Use Insured Credit Unions

As many of 5% of credit unions in the US are not insured by the National Credit Union Administration (NCUA). Make sure your credit union is one of the 95% that are insured. Then you will have the same degree of protection as federally insured banks.


By ThriftyFun


March 2, 20060 found this helpful

What's the difference between a regular bank and a credit union? Also I've been told that you must be an employee of...someplace to have an account with them.

Editor's Note: Here's an answer from the Federal Reserve Board:

"What is the difference between a bank and a credit union?

A bank is a for-profit organization. Banks hold deposits, make loans, pay checks, and provide other related services for the public. They collect funds from three sources: demand, savings, and time deposits; short-term borrowings from other banks; and equity capital.

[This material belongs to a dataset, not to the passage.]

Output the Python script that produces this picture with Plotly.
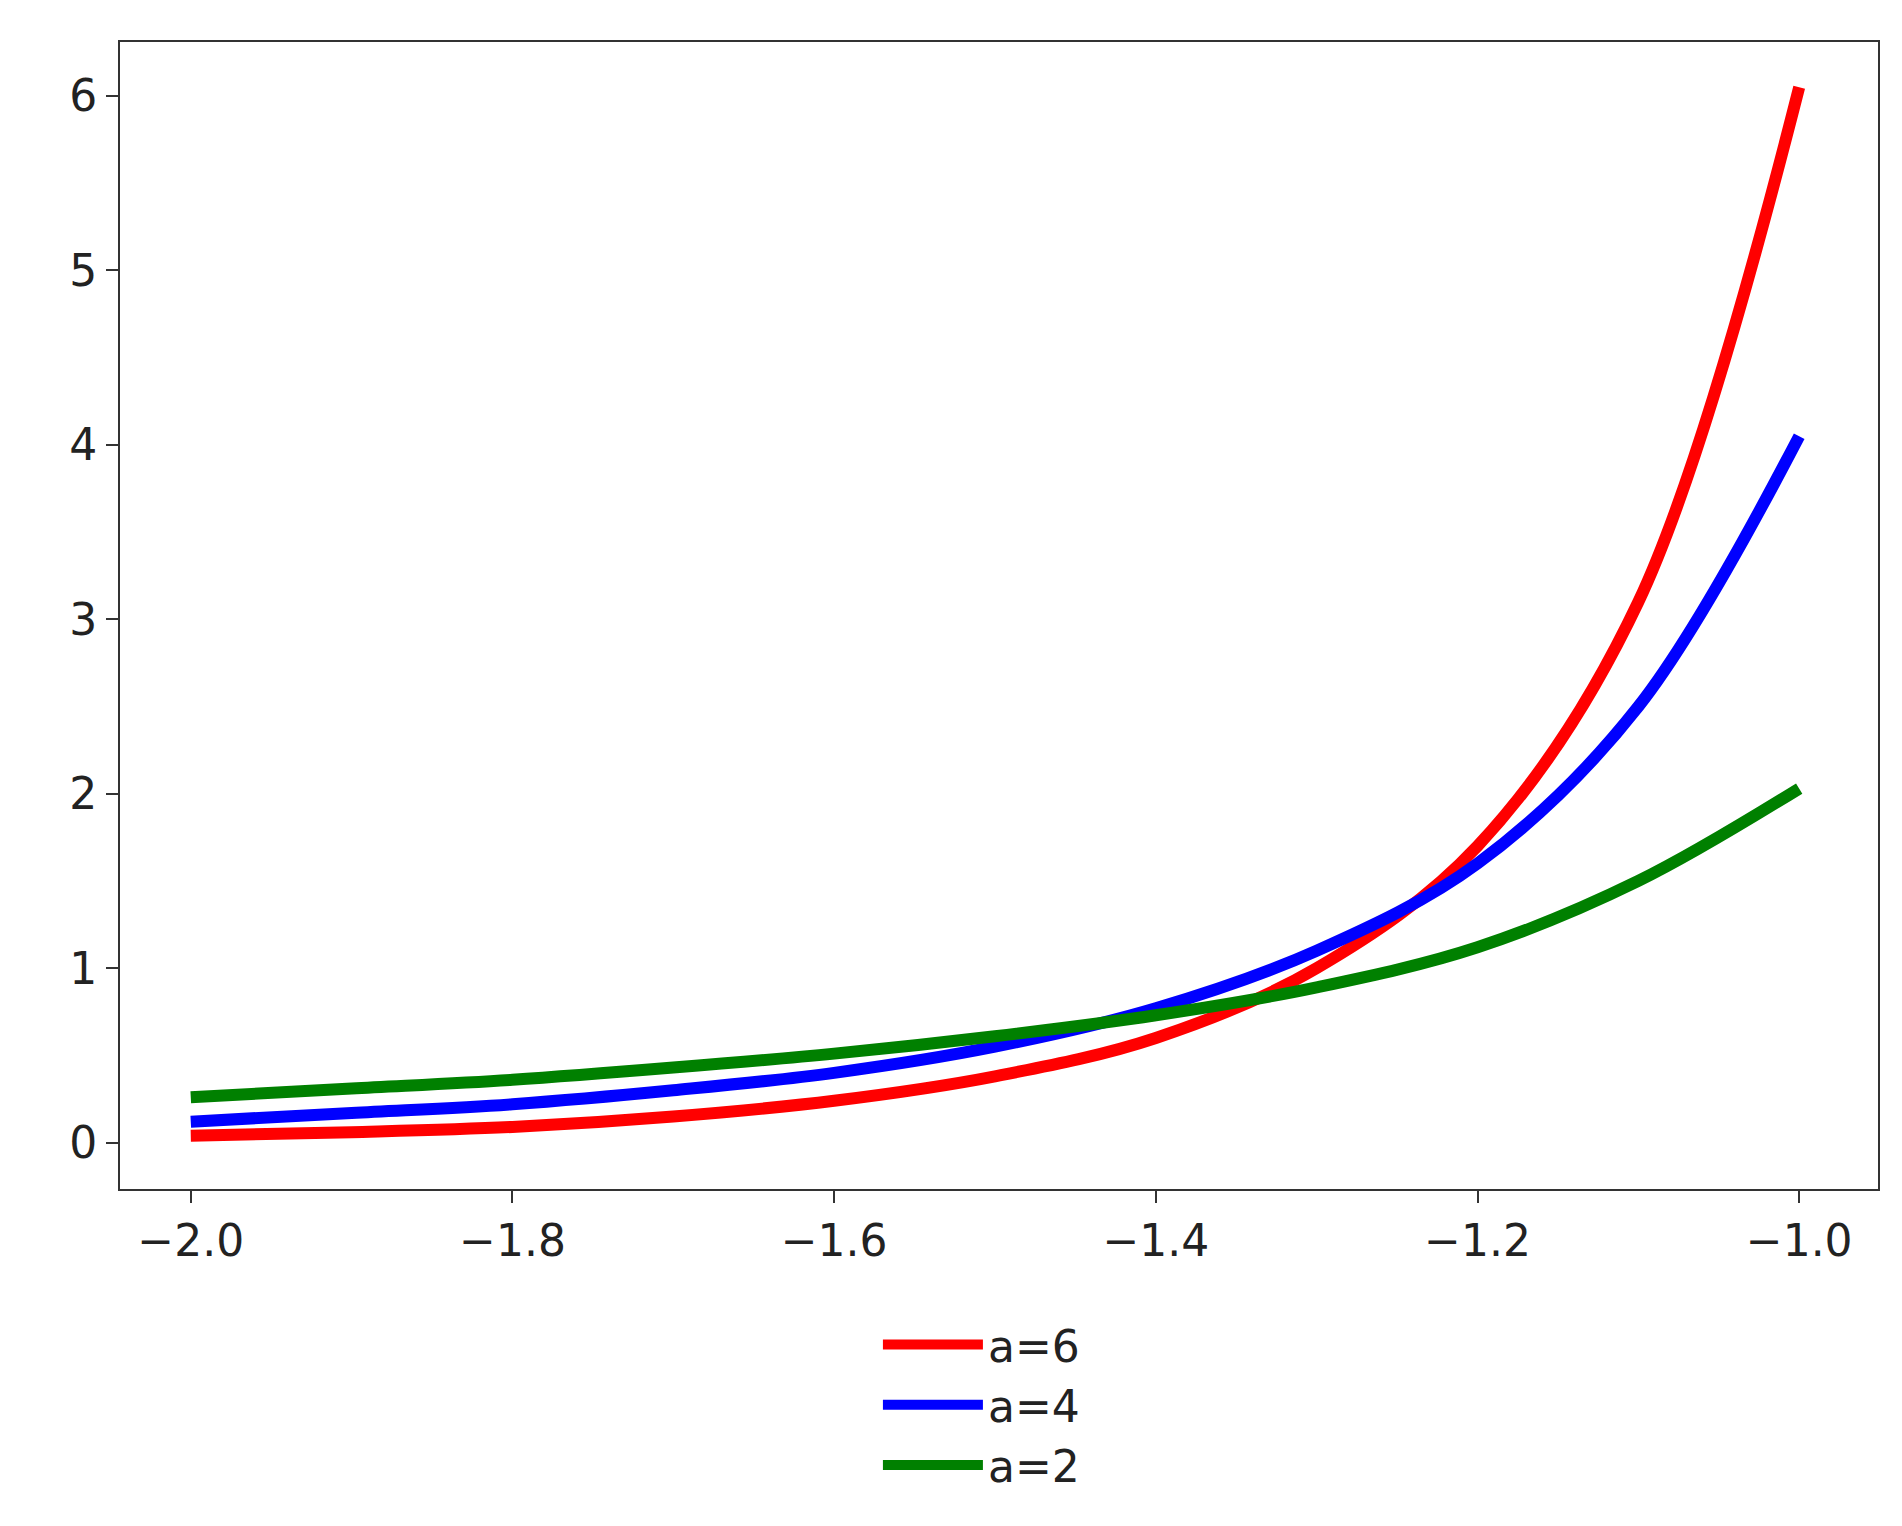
import plotly.graph_objects as go

# values
x_vals = [-2.0, -1.9, -1.8, -1.7, -1.6, -1.5, -1.4, -1.3, -1.2, -1.1, -1.0]
red_a6 = [0.04, 0.06, 0.09, 0.15, 0.24, 0.38, 0.60, 1.00, 1.70, 3.10, 6.05]
blue_a4 = [0.12, 0.17, 0.22, 0.30, 0.40, 0.55, 0.77, 1.10, 1.60, 2.50, 4.05]
green_a2 = [0.26, 0.31, 0.36, 0.43, 0.51, 0.61, 0.73, 0.89, 1.12, 1.50, 2.03]

x_ticks = [-2.0, -1.8, -1.6, -1.4, -1.2, -1.0]
x_tick_text = ['\u22122.0', '\u22121.8', '\u22121.6', '\u22121.4', '\u22121.2', '\u22121.0']

fig = go.Figure()
for name, ys, col in [('a=6', red_a6, 'red'), ('a=4', blue_a4, 'blue'), ('a=2', green_a2, 'green')]:
    fig.add_trace(go.Scatter(x=x_vals, y=ys, mode='lines', name=name,
                             line=dict(color=col, width=12, shape='spline')))

axis_style = dict(showline=True, linecolor='#333', linewidth=2, mirror=True,
                  ticks='outside', ticklen=12, tickwidth=2, tickcolor='#333',
                  showgrid=False, zeroline=False,
                  tickfont=dict(family='DejaVu Sans', size=44, color='#222'))

fig.update_layout(
    width=1902, height=1526,
    paper_bgcolor='white', plot_bgcolor='white',
    margin=dict(l=112, r=32, t=34, b=345),
    xaxis=dict(range=[-2.044, -0.951], tickvals=x_ticks, ticktext=x_tick_text, **axis_style),
    yaxis=dict(range=[-0.266, 6.31], tickvals=[0, 1, 2, 3, 4, 5, 6], **axis_style),
    showlegend=True,
    legend=dict(x=0.49, y=-0.105, xanchor='center', yanchor='top',
                font=dict(family='DejaVu Sans', size=44, color='#222'),
                itemwidth=100, tracegroupgap=0),
)

fig.write_html("out.html")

A credit union is a not-for-profit financial cooperative that makes personal loans and offers other consumer banking services to individuals sharing a common bond or affiliation, such as a common employer. Because credit unions operate as not-for-profit institutions, they are exempt from both federal and local taxes. Consequently, credit unions can charge below-market rates on loans while paying higher rates to savers. A credit union gets its operating funds from shares purchased by individual owners, who are members. It also pays dividends (representing the payment of interest) out of earnings."

Many areas have community credit unions. We have two here in our area. Look in your phone book for credit unions and call them to find out the requirements for joining. Many, at least in our state (Washington) are open to anyone.